First Jesus, now lawyers? You gentlemen are relentlessly cruel and evil people. How can you sleep at night. It's one thing if you make a mockery of our lord and saviour and earn yourself an eternity of burning in he||, but lawyers? Are you so bold that you would face a jury of your peers without the priceless guidance of one of these divine souls?

Allow me to quote some personal scripture:

Rosencrantz and Levin 4:22 "Letteth me not stand before thine jury innith a court of law, without mine saviour cloaked in Perry Ellis. May the lord spareith my soul and wallet from the eternal evildoers known as the internal revenue service, and may the grace of Sol Weissberg pursuede my peers not to convictith me for claiming tax exempt status becauseth I'm so broke."

:rolleyes:



You should all be ashamed of yourselves....:D
 
Pertaining to Otto's avatar....

"Can't take the train out of Wichita lessen yous a hog or a cattle. People train runs outa Stubville."
 
Perry Ellis = They make suits, sunglasses, perfume, all kinds of cheezy stuff.. (actually some of it's not too bad)



Pertaining to my Avatar; I modified my "signature" line for you..

:D
 
careful guys... you'll have Legaleagle threatening to fly you up to boston so him and his 160k law degree can kick your a$$ (Remember he's 6'3" and 230 pounds)

Dirt
 
Yeah, I was just kidding Otto. I had a Perry Ellis in college. Good stuff. I think I had it in Olive. Wouldn't do that again.

Dirt, I think it was a 46L? Is that about right for 6'3? :D
 
"I love you bro"

Legaleagle,

I knew you were gay.

Dirt

just kiddin
 
No problem Dirt. Comes with the territory. :) All hard feelings left aside? Are you CFI'ing? or building time elsewhere?
 
Legaleagle,

No hard feelings here. I have just been getting raped lately by lawyers, therein lies my current disdain for your profession:-) I fly strictly for fun.

Dirt
 
Square Balls?

A little old lady went into the headquarters of a large national bank one day, dragging a large bag behind her. She insisted that she must speak with the president of the bank to open a savings account because, "It's a lot of money!" After much hemming and hawing, the bank staff finally ushered her into the president's office (the customer is always right!). The bank president then asked her how much she would like to deposit. She replied, "$165,000!" and dumped the cash out of her bag onto his desk.

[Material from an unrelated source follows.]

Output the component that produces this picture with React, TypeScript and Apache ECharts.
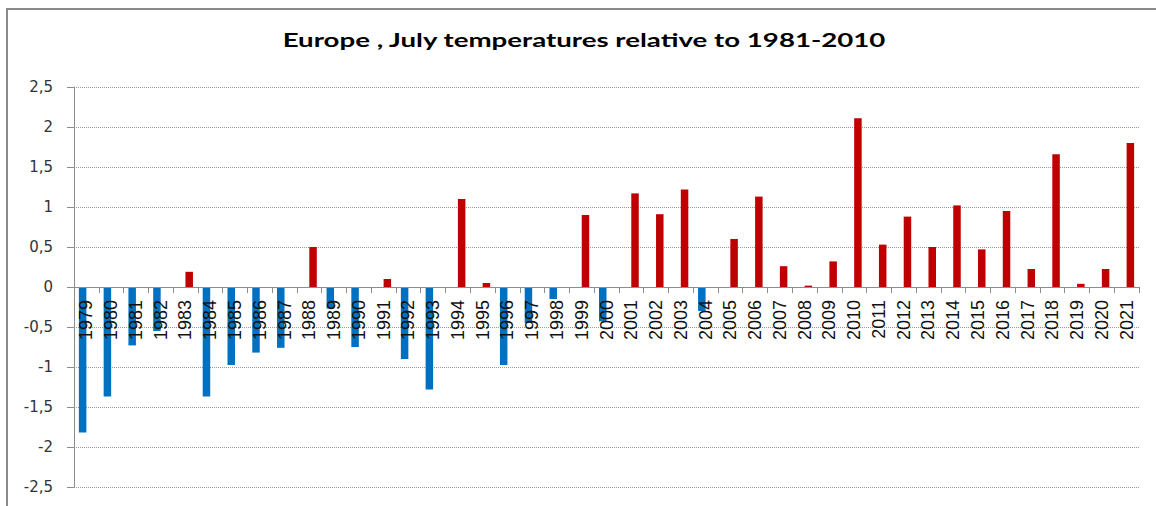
import React, { useEffect, useRef } from "react";
import * as echarts from "echarts";

const years: string[] = [
  "1979", "1980", "1981", "1982", "1983", "1984", "1985", "1986", "1987", "1988",
  "1989", "1990", "1991", "1992", "1993", "1994", "1995", "1996", "1997", "1998",
  "1999", "2000", "2001", "2002", "2003", "2004", "2005", "2006", "2007", "2008",
  "2009", "2010", "2011", "2012", "2013", "2014", "2015", "2016", "2017", "2018",
  "2019", "2020", "2021",
];

const anomalies: number[] = [
  -1.82, -1.37, -0.73, -0.55, 0.19, -1.37, -0.975, -0.82, -0.76, 0.5,
  -0.27, -0.75, 0.1, -0.9, -1.28, 1.1, 0.05, -0.975, -0.45, -0.15,
  0.9, -0.43, 1.17, 0.91, 1.22, -0.3, 0.6, 1.13, 0.26, 0.017,
  0.32, 2.11, 0.53, 0.88, 0.5, 1.02, 0.47, 0.95, 0.225, 1.66,
  0.04, 0.225, 1.8,
];

const coldValues = anomalies.map((v) => (v < 0 ? v : "-"));
const warmValues = anomalies.map((v) => (v >= 0 ? v : "-"));

const titleText = "Europe , July temperatures relative to 1981-2010";

export default function App() {
  const ref = useRef<HTMLDivElement>(null);
  useEffect(() => {
    document.body.style.margin = "0";
    if (!ref.current) return;
    const chart = echarts.init(ref.current, undefined, { renderer: "svg" });
    chart.setOption({
      animation: false,
      backgroundColor: "#ffffff",
      graphic: [
        {
          type: "rect",
          shape: { x: 7, y: 9, width: 1170, height: 520 },
          style: { fill: "none", stroke: "#8a8a8a", lineWidth: 2 },
          silent: true,
        },
        {
          type: "text",
          x: 584,
          y: 40,
          scaleX: 1.455,
          style: {
            text: titleText,
            textAlign: "center",
            textVerticalAlign: "middle",
            font: "bold 19px Lato, 'Open Sans', sans-serif",
            fill: "#000000",
          },
        },
      ],
      grid: {
        left: 74,
        right: 17,
        top: 87,
        bottom: 19,
        containLabel: false,
        outerBoundsMode: "none",
      },
      xAxis: {
        type: "category",
        data: years,
        position: "bottom",
        offset: -200,
        z: 5,
        axisLine: { onZero: false, lineStyle: { color: "#8c8c8c", width: 1 } },
        axisTick: { show: true, length: 6, alignWithLabel: false, lineStyle: { color: "#8c8c8c" } },
        axisLabel: {
          interval: 0,
          rotate: 90,
          margin: 13,
          fontSize: 18,
          fontFamily: "'Liberation Sans', Arial, sans-serif",
          color: "#111111",
        },
        splitLine: { show: false },
      },
      yAxis: {
        type: "value",
        min: -2.5,
        max: 2.5,
        interval: 0.5,
        axisLine: { show: true, lineStyle: { color: "#8c8c8c", width: 1 } },
        axisTick: { show: true, length: 7, inside: false, lineStyle: { color: "#8c8c8c" } },
        axisLabel: {
          margin: 21,
          fontSize: 15,
          fontFamily: "DejaVu Sans",
          color: "#333333",
          formatter: (v: number) => String(v).replace(".", ","),
        },
        splitLine: { show: true, lineStyle: { color: "#9a9a9a", type: [1, 1], width: 1 } },
      },
      series: [
        {
          name: "cold",
          type: "bar",
          data: coldValues,
          barWidth: 7.5,
          barGap: "0%",
          itemStyle: { color: "#0070C0" },
        },
        {
          name: "warm",
          type: "bar",
          data: warmValues,
          barWidth: 7.5,
          barGap: "0%",
          itemStyle: { color: "#C00000" },
        },
      ],
    });
    return () => chart.dispose();
  }, []);
  return <div ref={ref} style={{ width: 1156, height: 506 }} />;
}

The president was of course curious as to how she came by all this cash, so he asked her, "Ma'am, I'm surprised you're carrying so much cash around. Where did you get this money?"

The old lady replied, "I make bets."

The president then asked, "Bets? What kind of bets?"

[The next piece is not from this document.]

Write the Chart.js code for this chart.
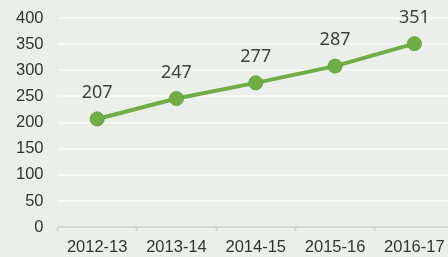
<!DOCTYPE html>
<html>
<head>
<meta charset="utf-8">
<script src="https://cdn.jsdelivr.net/npm/chart.js@4"></script>
<style>
  html, body { margin: 0; padding: 0; overflow: hidden; background: #ebefe9; }
  #wrap { width: 462px; height: 257px; }
</style>
</head>
<body>
<div id="wrap"><canvas id="trend-chart"></canvas></div>
<script>
// data
const years = ['2012-13', '2013-14', '2014-15', '2015-16', '2016-17'];
const values = [207, 246, 276, 308, 351];
// the printed labels (the 4th one does not match where its point sits)
const valueLabels = ['207', '247', '277', '287', '351'];
const yTicks = [0, 50, 100, 150, 200, 250, 300, 350, 400];

const green = '#70ad47';
const axisFont = { family: '"Liberation Sans", Arial, sans-serif', size: 16.5 };

// draw the numbers above the points
const pointLabels = {
  id: 'pointLabels',
  afterDatasetsDraw(chart) {
    const ctx = chart.ctx;
    const meta = chart.getDatasetMeta(0);
    ctx.save();
    ctx.font = '18px "Noto Sans", sans-serif';
    ctx.fillStyle = '#404040';
    ctx.textAlign = 'center';
    ctx.textBaseline = 'middle';
    meta.data.forEach((pt, i) => {
      ctx.fillText(valueLabels[i], pt.x, pt.y - 26);
    });
    ctx.restore();
  }
};

const ctx = document.getElementById('trend-chart').getContext('2d');
const myChart = new Chart(ctx, {
  type: 'line',
  data: {
    labels: years,
    datasets: [{
      data: values,
      borderColor: green,
      borderWidth: 4,
      backgroundColor: green,
      pointRadius: 7,
      pointBorderColor: '#62a03a',
      pointBorderWidth: 1,
      pointBackgroundColor: green,
      tension: 0
    }]
  },
  options: {
    responsive: true,
    maintainAspectRatio: false,
    animation: false,
    layout: { padding: { left: 2, top: 0, right: 0, bottom: -6 } },
    plugins: {
      legend: { display: false },
      tooltip: { enabled: false }
    },
    scales: {
      x: {
        offset: true,
        grid: {
          offset: true,
          drawOnChartArea: false,
          drawTicks: true,
          tickLength: 4,
          tickWidth: 2,
          tickColor: '#d4d6d2'
        },
        border: { display: true, color: '#d4d6d2', width: 2 },
        ticks: {
          color: '#333333',
          font: axisFont,
          padding: 6,
          maxRotation: 0
        }
      },
      y: {
        min: 0,
        max: 400,
        afterBuildTicks(axis) {
          axis.ticks = yTicks.map(v => ({ value: v }));
        },
        afterFit(axis) {
          // the label gap should not push the plot down
          axis.paddingTop = 18;
          axis.paddingBottom = 0;
        },
        grid: {
          color: '#f7f8f6',
          lineWidth: 2,
          drawTicks: false
        },
        border: { display: false },
        ticks: {
          color: '#333333',
          font: axisFont,
          padding: 14
        }
      }
    }
  },
  plugins: [pointLabels]
});
</script>
</body>
</html>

The old woman said, "Well, for example, I'll bet you $25,000 that your balls are square."

"Ha!" laughed the president, "That's a stupid bet. You can never win that kind of bet!"

The old lady challenged, "So, would you like to take my bet?"

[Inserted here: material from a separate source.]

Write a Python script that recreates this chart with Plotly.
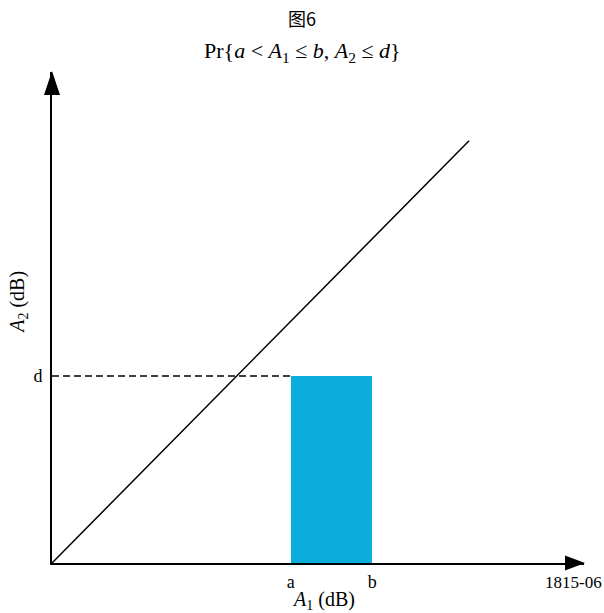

"Sure," said the president, "I'll bet $25,000 that my balls are not square!"

The little old lady then said, "Okay, but since there is a lot of money involved, may I bring my lawyer with me tomorrow at 10:00 AM as a witness?"

"Sure!" replied the confident president.

That night, the president got very nervous about the bet and spent a long time in front of a mirror checking his balls, turning from side to side, again and again. He thoroughly checked them out until he was sure that there was absolutely no way his balls were square and that he would win the bet. The next morning, at precisely 10:00 am, the little old lady appeared with her lawyer at the president's office. She introduced the lawyer to the president and repeated the bet: "$25,000 says the president's balls are square!" The president agreed with the bet again and the old lady asked him to drop his pants so they could all see. The president complied. The little old lady peered closely at his balls and then asked if she could feel them.

"Well, Okay," said the president, "$25,000 is a lot of money, so I guess you should be absolutely sure." Just then, he noticed that the lawyer was quietly banging his head against the wall. The president asked the old lady, "What the heck's the matter with your lawyer?"

"Nothing," she answered, "Except I bet him $100,000 that at 10:00AM today, I'd have the president of this bank's balls in my hand."